You’re actually proving my point with your own MHRA link.

MHRA clearly states that, as part of a marketing authorisation application, they perform product-related inspections of the actual manufacturing facilities and processes that will be used commercially. That means the intended commercial manufacturing process must be within the scope of the MAA/CMC review.

If NWBO’s long-term commercial process were truly “manual Grade B”, then yes that process is already licensed, inspected and validated for Specials, and MHRA could in theory sign off the MA based on that.

But NWBO’s own PRs now describe Flaskworks/Grade C as central to commercial scale-up.
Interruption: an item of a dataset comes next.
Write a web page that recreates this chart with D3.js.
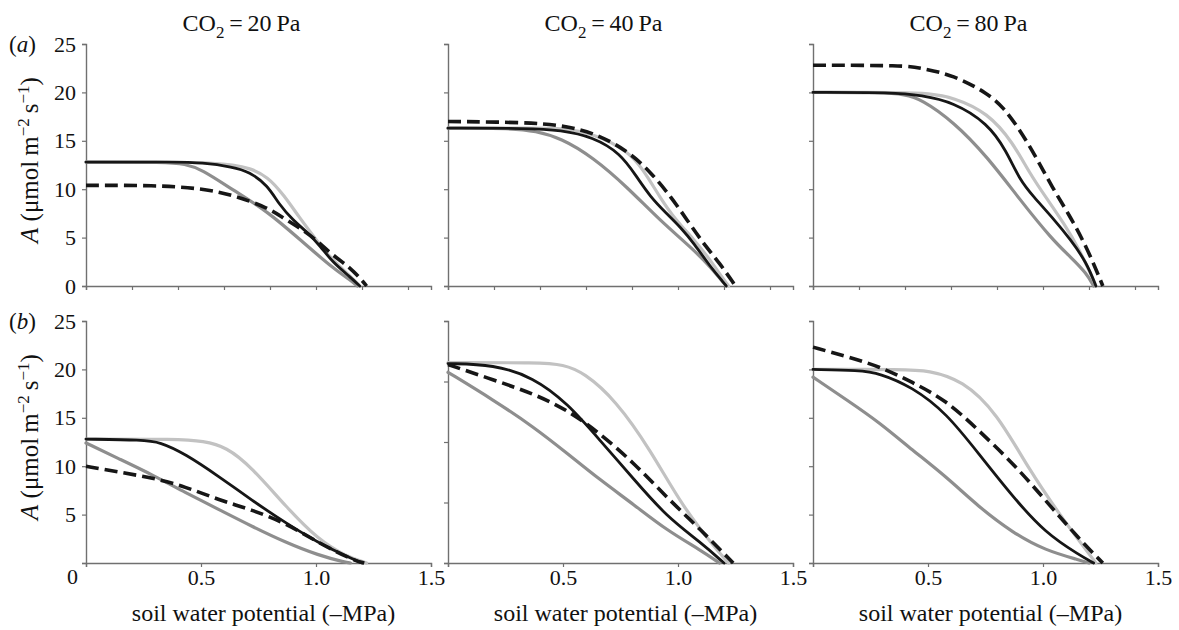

Once you tell MHRA “this is our intended commercial process”, that becomes the process they have to review and validate as part of the MAA. You can’t point MHRA to one process in the dossier and then commercially switch to another immediately after approval without a CMC update.

So we actually agree on the regulatory principle:
– The manufacturing process needs to be validated as part of the MAA.
– MHRA inspects the real, intended commercial configuration (sites, cleanrooms, equipment, QMS).

Where we differ is that you pretend this only applies to manual, while NWBO itself is telling the market that Flaskworks/Grade C is the core of its future commercial manufacturing. Once Flaskworks is the intended commercial process, it has to be in scope, and that’s exactly why a CMC update and a sponsor-side clock stop are the most logical explanations for the extended timeline.